If the third Mission: Impossible movie was an instance of the series suddenly pulling its shit together by making its protagonist Ethan Hunt out to be a real human being, the fourth film takes that cohesion a step further by helping define the team behind Ethan’s success. There have been so many face-removing, duplicitous double crossings in the series’ past that it’s been difficult to trust anyone at all, but Ghost Protocol finally eliminates that sense of distrust by shrinking Ethan’s team into a core group of murderous super spies with hearts of gold. Unfortunately, Ving Rhames is missing from this team almost completely (he at least drops in for a last second cameo), but picking up the wisecracking slack are Simon Pegg & Jeremy Renner, who both deliver some great tension-relieving one-liners, sometimes in unison. Besides these two sarcastic goofs, Cruise’s also backed by Paula Patton, the badass lady antidote to the franchise’s serious damsel-in-distress problem of the past.
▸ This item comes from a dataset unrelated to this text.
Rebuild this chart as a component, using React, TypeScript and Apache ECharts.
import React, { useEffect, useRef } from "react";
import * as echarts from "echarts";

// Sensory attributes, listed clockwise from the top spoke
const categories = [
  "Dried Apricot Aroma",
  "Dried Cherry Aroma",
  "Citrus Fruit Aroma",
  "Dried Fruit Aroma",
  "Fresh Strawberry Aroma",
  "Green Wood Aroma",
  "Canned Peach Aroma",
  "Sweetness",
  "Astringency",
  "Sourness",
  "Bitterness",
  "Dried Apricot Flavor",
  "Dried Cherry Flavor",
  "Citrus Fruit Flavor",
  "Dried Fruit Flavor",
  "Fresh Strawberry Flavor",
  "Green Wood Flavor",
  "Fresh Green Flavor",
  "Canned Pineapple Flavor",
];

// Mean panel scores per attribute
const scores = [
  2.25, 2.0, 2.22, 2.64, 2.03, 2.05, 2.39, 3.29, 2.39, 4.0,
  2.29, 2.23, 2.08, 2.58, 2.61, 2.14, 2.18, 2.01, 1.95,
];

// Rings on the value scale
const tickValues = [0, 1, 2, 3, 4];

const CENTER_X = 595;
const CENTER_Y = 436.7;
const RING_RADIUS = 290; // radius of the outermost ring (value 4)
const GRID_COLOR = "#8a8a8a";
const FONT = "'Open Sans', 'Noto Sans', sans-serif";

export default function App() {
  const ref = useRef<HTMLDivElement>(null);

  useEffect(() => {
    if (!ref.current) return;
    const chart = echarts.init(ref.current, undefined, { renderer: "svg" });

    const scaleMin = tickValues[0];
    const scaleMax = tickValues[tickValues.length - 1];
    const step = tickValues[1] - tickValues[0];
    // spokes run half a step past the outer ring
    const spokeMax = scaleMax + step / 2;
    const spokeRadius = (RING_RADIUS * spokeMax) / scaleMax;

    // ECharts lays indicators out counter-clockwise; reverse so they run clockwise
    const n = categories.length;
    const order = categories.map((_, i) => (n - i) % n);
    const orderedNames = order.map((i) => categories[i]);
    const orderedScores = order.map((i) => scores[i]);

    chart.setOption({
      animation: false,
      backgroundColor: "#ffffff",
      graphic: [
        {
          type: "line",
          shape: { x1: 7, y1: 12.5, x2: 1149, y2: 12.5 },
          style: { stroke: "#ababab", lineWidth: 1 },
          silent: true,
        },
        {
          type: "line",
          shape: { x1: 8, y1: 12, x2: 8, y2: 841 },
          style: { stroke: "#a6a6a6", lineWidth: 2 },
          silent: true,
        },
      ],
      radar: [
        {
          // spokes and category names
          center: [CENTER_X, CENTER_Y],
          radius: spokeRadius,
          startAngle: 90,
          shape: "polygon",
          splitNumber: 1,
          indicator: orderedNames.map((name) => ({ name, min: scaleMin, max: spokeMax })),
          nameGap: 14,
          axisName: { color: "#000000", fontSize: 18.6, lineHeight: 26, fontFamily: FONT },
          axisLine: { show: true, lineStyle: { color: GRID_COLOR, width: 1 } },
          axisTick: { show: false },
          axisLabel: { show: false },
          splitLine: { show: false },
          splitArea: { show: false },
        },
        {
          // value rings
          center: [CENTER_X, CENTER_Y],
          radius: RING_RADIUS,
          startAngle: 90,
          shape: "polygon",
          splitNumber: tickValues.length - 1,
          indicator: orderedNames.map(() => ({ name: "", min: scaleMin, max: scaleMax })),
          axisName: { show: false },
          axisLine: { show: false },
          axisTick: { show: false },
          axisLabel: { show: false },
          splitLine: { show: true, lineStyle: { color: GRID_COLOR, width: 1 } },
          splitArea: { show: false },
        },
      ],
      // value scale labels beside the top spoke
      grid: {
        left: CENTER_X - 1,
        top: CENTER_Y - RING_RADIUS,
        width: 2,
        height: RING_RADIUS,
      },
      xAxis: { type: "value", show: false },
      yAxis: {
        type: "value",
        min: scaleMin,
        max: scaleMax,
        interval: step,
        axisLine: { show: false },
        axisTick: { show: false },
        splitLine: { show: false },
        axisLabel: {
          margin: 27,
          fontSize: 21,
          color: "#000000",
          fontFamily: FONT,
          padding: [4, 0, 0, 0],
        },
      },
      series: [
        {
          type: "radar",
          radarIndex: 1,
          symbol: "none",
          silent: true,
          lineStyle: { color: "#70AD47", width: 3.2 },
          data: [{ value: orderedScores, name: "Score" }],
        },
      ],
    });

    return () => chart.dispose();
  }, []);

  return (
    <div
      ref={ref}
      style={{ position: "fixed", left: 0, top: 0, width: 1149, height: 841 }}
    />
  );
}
Once Rhames (hopefully) rejoins this ragtag crew in future installments, the series will almost certainly hit its pinnacle. Honestly, it’s kind of exciting to think that the best is still yet to come.

Besides honing in on the perfect small crew to back up Ethan’s world-saving espionage, Ghost Protocol also tightens up the series’ action. After the grossly excessive shoot-em-ups of the Limp Bizkit-soundtracked second film, the series has been moving more towards the large-scale, remote warfare that makes a lot more sense for international super spies to be wrapped up in. The attacks of violence in Ghost Protocol are unexpected bursts of terror that serve as shocks to the system, with or without Renner & Pegg’s nervous joking to break up the tension. There are some ridiculously over-the-top sequences that feature Cruise running down the side of a skyscraper in Dubai or somehow outrunning a sandstorm or Renner physically hacking into a gigantic supercomputer, but those more fanciful tangents are mixed in the real life dangers like car crashes & embassy bombings.

One element that got way less real (but very much appropriate for a throwback espionage franchise) was the film’s supervillains, which shifted from Phillip Seymour Hoffman’s nightmarish turn in Mission: Impossible 3 to a stunningly beautiful super model assassin & a “nuclear extremist” who wants to achieve peace on Earth by obliterating the human race. These cartoonish elements, along with more overreaching gadgetry (like a real-life invisibility cloak), clash very well with the movie’s more gritty, violent sequences and leave the impression of a well-rounded, but highly ridiculous action flick in their wake.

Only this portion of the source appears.